# THE REQUEST
Look through the material below and count the lines with the string "Write". Report only the count.

Source code of charts
------
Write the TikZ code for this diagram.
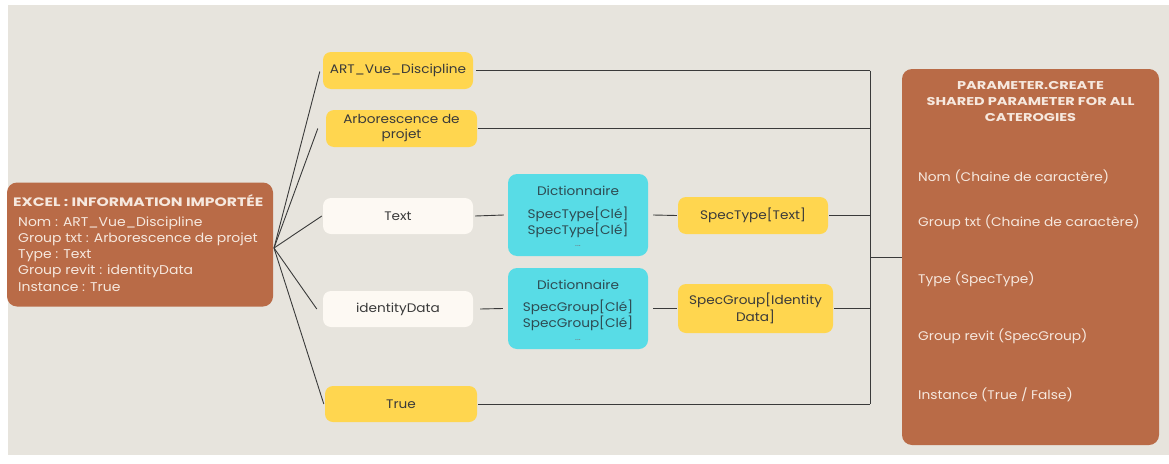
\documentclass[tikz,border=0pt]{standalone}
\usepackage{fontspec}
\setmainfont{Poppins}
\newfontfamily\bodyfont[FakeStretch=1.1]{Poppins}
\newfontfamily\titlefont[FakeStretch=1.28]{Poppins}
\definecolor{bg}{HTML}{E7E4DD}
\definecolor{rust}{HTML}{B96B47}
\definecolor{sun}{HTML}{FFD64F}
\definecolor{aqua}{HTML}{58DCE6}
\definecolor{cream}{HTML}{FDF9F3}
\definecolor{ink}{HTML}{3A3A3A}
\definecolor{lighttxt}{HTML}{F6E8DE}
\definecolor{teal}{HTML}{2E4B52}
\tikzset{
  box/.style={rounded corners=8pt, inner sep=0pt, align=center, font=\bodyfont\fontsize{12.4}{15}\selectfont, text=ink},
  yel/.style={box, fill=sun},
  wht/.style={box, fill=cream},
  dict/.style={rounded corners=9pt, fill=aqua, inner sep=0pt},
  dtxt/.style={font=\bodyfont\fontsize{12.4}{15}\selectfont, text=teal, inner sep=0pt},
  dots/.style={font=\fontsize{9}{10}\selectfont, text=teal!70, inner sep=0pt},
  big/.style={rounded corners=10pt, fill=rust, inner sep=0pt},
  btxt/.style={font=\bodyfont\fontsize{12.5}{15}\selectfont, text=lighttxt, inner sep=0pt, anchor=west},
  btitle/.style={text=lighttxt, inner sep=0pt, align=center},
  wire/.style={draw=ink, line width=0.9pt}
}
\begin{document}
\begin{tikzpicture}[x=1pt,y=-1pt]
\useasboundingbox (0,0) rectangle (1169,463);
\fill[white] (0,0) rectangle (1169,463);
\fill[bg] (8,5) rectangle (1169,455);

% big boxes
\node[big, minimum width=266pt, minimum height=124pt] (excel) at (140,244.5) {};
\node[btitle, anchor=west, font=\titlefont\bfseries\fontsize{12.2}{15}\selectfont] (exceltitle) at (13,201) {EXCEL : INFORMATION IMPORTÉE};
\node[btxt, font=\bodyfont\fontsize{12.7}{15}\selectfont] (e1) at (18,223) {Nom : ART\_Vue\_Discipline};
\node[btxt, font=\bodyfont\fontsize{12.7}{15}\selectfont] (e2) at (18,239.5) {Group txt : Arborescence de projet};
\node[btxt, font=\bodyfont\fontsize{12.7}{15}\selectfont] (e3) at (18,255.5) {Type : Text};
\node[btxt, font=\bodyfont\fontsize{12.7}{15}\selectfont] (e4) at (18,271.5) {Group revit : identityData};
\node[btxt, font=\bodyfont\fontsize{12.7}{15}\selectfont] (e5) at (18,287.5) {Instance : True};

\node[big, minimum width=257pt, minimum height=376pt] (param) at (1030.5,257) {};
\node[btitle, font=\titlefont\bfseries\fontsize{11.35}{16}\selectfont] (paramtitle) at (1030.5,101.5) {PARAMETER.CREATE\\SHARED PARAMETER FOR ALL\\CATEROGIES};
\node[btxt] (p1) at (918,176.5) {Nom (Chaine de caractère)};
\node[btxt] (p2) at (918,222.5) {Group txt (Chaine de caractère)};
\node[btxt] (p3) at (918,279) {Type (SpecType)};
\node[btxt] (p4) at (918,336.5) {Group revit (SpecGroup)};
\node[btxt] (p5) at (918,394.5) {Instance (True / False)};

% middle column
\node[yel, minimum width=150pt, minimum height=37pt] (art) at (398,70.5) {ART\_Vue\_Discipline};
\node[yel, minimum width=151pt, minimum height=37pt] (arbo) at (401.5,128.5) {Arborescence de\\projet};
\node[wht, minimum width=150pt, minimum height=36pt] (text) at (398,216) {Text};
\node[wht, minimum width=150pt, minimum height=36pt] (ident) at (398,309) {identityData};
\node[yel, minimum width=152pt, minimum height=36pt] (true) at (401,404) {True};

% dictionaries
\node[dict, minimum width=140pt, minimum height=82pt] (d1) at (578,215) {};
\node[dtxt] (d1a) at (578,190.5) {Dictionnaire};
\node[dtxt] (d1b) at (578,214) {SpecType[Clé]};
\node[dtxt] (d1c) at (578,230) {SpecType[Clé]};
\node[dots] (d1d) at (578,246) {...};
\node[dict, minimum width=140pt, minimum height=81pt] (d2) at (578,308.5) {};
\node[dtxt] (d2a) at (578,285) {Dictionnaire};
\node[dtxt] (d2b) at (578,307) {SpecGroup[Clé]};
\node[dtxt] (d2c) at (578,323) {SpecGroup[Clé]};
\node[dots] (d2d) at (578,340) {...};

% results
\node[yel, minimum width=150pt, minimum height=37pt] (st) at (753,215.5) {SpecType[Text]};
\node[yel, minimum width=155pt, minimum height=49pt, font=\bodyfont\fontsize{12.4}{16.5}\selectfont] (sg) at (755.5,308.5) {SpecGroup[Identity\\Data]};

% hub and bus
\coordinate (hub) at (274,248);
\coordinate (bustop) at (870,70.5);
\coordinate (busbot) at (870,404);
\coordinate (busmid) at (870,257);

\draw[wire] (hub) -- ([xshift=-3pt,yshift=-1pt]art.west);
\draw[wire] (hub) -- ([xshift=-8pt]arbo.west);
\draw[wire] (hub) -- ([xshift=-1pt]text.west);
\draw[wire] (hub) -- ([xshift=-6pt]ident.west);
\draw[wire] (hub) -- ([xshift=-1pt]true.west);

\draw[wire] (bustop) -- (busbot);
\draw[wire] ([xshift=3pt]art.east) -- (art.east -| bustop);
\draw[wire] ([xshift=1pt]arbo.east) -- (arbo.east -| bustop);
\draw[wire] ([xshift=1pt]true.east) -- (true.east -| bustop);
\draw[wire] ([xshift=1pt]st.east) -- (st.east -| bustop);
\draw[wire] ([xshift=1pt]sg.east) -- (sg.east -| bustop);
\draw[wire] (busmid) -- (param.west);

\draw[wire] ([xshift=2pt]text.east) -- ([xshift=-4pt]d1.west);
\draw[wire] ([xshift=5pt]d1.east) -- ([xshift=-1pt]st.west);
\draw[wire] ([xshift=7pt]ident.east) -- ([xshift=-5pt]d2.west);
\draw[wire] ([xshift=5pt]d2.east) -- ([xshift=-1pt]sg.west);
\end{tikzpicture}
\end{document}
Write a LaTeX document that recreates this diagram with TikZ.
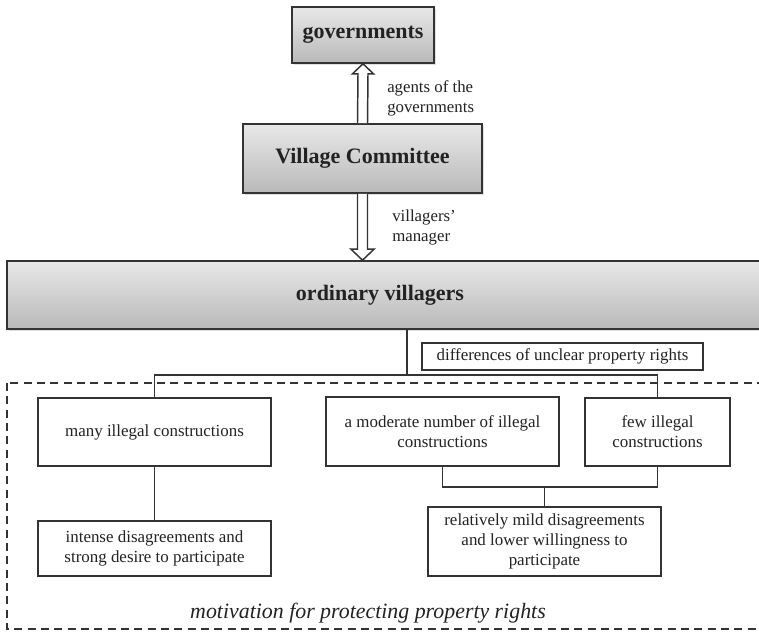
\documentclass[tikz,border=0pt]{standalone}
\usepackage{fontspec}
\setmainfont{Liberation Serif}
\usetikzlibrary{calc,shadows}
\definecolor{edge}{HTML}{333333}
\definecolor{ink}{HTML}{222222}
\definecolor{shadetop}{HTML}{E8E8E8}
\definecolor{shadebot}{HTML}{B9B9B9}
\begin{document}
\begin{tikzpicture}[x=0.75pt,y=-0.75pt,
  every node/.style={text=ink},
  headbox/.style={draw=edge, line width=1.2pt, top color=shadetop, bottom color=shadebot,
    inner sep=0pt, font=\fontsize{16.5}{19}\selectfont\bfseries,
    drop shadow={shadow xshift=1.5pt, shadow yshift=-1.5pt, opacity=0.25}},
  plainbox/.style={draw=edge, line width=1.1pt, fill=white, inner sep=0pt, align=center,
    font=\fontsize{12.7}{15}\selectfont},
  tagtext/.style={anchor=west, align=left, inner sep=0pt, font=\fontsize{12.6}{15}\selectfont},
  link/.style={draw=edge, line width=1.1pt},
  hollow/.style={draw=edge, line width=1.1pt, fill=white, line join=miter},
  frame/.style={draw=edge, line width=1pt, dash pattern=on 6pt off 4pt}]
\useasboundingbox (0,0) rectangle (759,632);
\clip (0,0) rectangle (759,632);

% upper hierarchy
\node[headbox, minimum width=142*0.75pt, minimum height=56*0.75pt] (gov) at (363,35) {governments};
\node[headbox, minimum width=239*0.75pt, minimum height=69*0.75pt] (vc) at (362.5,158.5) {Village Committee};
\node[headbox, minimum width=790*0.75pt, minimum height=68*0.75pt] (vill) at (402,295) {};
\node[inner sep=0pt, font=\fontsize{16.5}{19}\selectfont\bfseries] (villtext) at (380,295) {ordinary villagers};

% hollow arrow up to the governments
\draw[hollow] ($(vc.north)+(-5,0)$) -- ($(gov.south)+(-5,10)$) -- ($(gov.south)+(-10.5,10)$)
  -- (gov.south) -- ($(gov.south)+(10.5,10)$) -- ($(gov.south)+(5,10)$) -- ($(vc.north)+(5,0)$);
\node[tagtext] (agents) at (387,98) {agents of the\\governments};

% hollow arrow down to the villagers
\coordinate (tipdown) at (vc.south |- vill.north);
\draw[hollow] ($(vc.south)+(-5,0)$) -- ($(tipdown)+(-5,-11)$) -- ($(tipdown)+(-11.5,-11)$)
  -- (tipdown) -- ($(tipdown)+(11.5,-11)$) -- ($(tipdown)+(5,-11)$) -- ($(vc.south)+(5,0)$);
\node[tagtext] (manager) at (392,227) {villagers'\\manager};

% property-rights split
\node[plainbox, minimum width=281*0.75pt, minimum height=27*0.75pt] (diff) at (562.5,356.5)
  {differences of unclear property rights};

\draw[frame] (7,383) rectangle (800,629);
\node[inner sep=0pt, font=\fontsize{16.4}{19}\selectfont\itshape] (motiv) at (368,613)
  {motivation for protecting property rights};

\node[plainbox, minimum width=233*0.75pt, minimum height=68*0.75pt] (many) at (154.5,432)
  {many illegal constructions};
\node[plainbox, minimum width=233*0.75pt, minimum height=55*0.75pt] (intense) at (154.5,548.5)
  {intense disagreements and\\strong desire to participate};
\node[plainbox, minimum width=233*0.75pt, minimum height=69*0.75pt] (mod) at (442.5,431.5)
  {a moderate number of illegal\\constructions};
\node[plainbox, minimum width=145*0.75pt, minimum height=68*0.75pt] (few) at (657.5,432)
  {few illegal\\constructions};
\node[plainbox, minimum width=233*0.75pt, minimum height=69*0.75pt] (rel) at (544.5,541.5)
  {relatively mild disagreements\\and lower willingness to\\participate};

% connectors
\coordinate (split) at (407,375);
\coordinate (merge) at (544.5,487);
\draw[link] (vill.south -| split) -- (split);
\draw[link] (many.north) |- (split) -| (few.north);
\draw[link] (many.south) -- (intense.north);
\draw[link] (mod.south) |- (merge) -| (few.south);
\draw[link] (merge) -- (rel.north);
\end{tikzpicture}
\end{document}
------
# FINAL RESULT
2